Man Arrested for Buying Counterfeit Euros in 2015
After he had arrived at an airport in Madrid, local law enforcement arrested a 29-year-old from Switzerland on an international arrest warrant. He had no idea why Madrid authorities had arrested him, he told the courtroom at the district court in Lörrach, Germany. After two beatings, he said, he understood that a 2015 purchase of counterfeit euros from a darknet market vendor had finally caught up with him. After the court heard the details of his story, even the prosecution agreed upon a lenient sentence for the man. He returned home to Switzerland, sentenced only to six months probation.
“I did not think much about it, I told myself,” the defendant told the courtroom when asked why he had purchased the notes. Investigators found that the man had purchased 10 fake €50 notes from a darknet market vendor. The purchase took place at some point in May 2015. He picked the notes up nearly one month later at a packing station in Weil am Rhein. The 29-year-old had been travelling when he placed the order. However, when he finally picked the notes up in Germany, he saw their poor quality and chose not to spend the notes. He even spoke to one of his friends—a lawyer—about the notes. The lawyer told him a story about “someone was sentenced to 10 years in prison for a fake note.”
He got rid of the notes and moved on with his life. He travelled to several countries in between 2015 and his late 2017 arrest. On September 2017, the man had planned a trip home to visit his family. Authorities in Madrid arrested him at the airport and immediately threw him in jail. They beat him twice, he told the court. He said they placed him in extradition custody for 10 days before shipping him to Frankfurt, Germany. He arrived in Frankfurt without luggage, money, or a way to get home. His mother found out what had happened and secured his release in Germany.

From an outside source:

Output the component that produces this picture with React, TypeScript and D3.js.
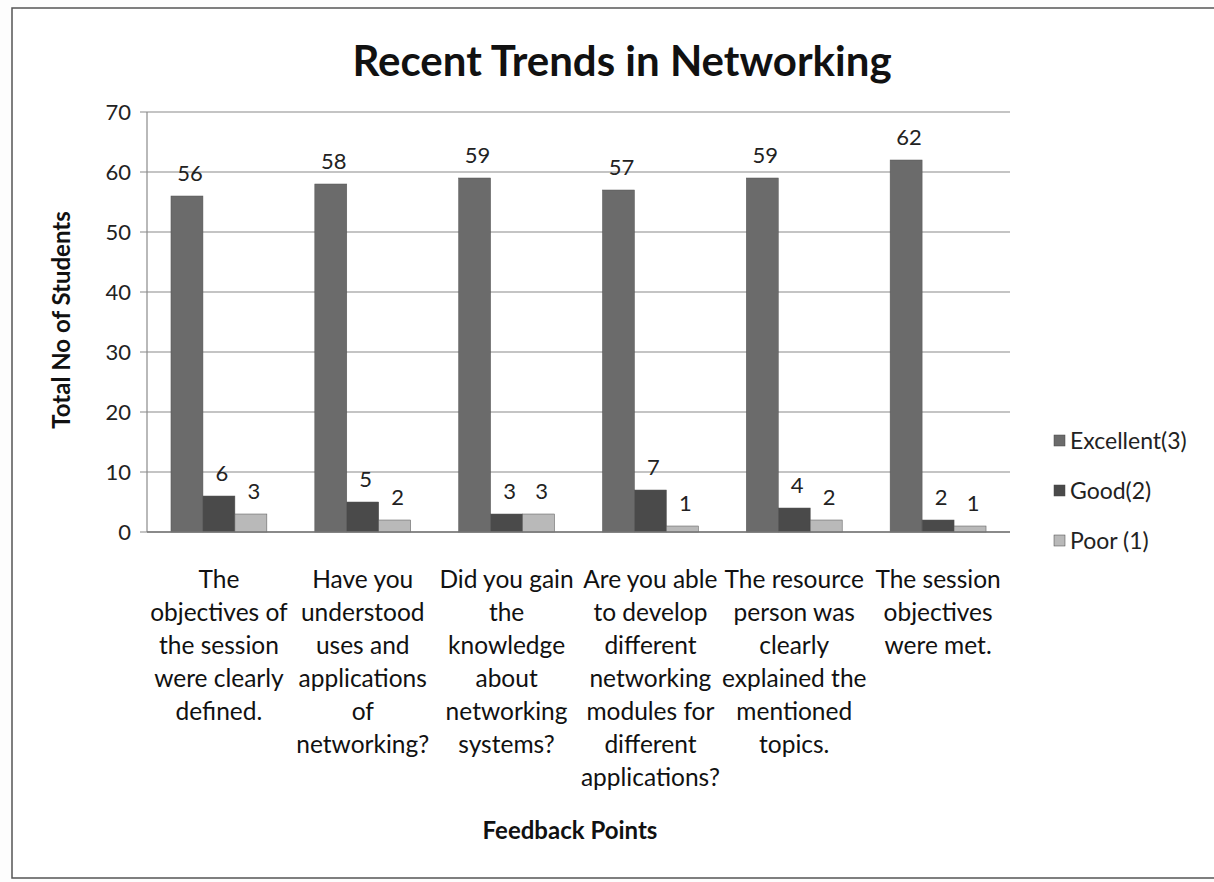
import React from "react";
import * as d3 from "d3";

const categories: string[][] = [
  ["The", "objectives of", "the session", "were clearly", "defined."],
  ["Have you", "understood", "uses and", "applications", "of", "networking?"],
  ["Did you gain", "the", "knowledge", "about", "networking", "systems?"],
  ["Are you able", "to develop", "different", "networking", "modules for", "different", "applications?"],
  ["The resource", "person was", "clearly", "explained the", "mentioned", "topics."],
  ["The session", "objectives", "were met."],
];
const seriesNames = ["Excellent(3)", "Good(2)", "Poor (1)"];
const excellent = [56, 58, 59, 57, 59, 62];
const good = [6, 5, 3, 7, 4, 2];
const poor = [3, 2, 3, 1, 2, 1];
const yTicks = [0, 10, 20, 30, 40, 50, 60, 70];
const colors = ["#6b6b6b", "#4a4a4a", "#b9b9b9"];

export default function App() {
  const W = 1214, H = 882;
  const left = 147, right = 1010, top = 112, bottom = 532;
  const font = "Lato, 'Open Sans', sans-serif";
  const x = d3.scaleBand<number>().domain(d3.range(categories.length)).range([left, right]).paddingInner(0).paddingOuter(0);
  const x1 = d3.scaleBand<number>().domain([0, 1, 2]).range([0, x.bandwidth()]).paddingOuter(0.75).paddingInner(0);
  const y = d3.scaleLinear().domain([0, 70]).range([bottom, top]);
  const series = [excellent, good, poor];

  return (
    <svg width={W} height={H} style={{ position: "absolute", left: 0, top: 0, background: "#fff" }} fontFamily={font}>
      <rect x={0} y={0} width={W} height={H} fill="#fdfdfd" />
      <rect x={12} y={8} width={W + 10} height={870} fill="#fff" stroke="#555" strokeWidth={1.5} />
      <text x={622} y={76} textAnchor="middle" fontSize={42} fontWeight="bold" fill="#111">Recent Trends in Networking</text>
      {yTicks.map((t) => (
        <g key={t}>
          <line x1={left - 7} x2={right} y1={y(t)} y2={y(t)} stroke="#8a8a8a" strokeWidth={1.2} />
          <text x={131} y={y(t) + 8} textAnchor="end" fontSize={22} fill="#222">{t}</text>
        </g>
      ))}
      <line x1={left} x2={left} y1={top} y2={bottom} stroke="#8a8a8a" strokeWidth={1.2} />
      {series.map((vals, si) =>
        vals.map((v, ci) => {
          const bx = (x(ci) as number) + (x1(si) as number);
          return (
            <g key={`${si}-${ci}`}>
              <rect x={bx} y={y(v)} width={x1.bandwidth()} height={bottom - y(v)} fill={colors[si]} stroke="#555" strokeWidth={0.5} />
              <text x={bx + x1.bandwidth() / 2 + 3} y={y(v) - 15} textAnchor="middle" fontSize={22} fill="#222">{v}</text>
            </g>
          );
        })
      )}
      <line x1={left} x2={right} y1={bottom} y2={bottom} stroke="#777" strokeWidth={1.5} />
      {categories.map((lines, ci) => (
        <text key={ci} textAnchor="middle" fontSize={24.5} fill="#111">
          {lines.map((l, li) => (
            <tspan key={li} x={(x(ci) as number) + x.bandwidth() / 2} y={588 + li * 33}>{l}</tspan>
          ))}
        </text>
      ))}
      <text x={570} y={839} textAnchor="middle" fontSize={24} fontWeight="bold" fill="#111">Feedback Points</text>
      <text transform={`translate(70,${320}) rotate(-90)`} textAnchor="middle" fontSize={24} fontWeight="bold" fill="#111">Total No of Students</text>
      {seriesNames.map((n, i) => (
        <g key={n} transform={`translate(1054,${441 + i * 50})`}>
          <rect x={0} y={-6} width={11} height={11} fill={colors[i]} stroke="#444" strokeWidth={0.5} />
          <text x={16} y={8} fontSize={23} fill="#222">{n}</text>
        </g>
      ))}
    </svg>
  );
}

German authorities released him and the man flew home to his family. He later returned to court in Germany to face the charges. He learned that shortly after he had purchased the counterfeit notes, Italian police investigated a counterfeit vendor on the darknet who sold fake notes to customers across Europe. After a brief investigation, authorities arrested the vendor and seized a USB drive. On the drive, investigators said, the vendor had maintained a list of customers. One of those customers was the 29-year-old man.
After hearing that he had torn the notes up not long after receiving them, the prosecution asked for a sentence that fit the man’s “less serious” counterfeiting crime. She wanted eight months on probation. The defendant’s lawyer wanted six months on probation. The court found six months on probation to be a fitting punishment, considering the fact that the bills never entered circulation.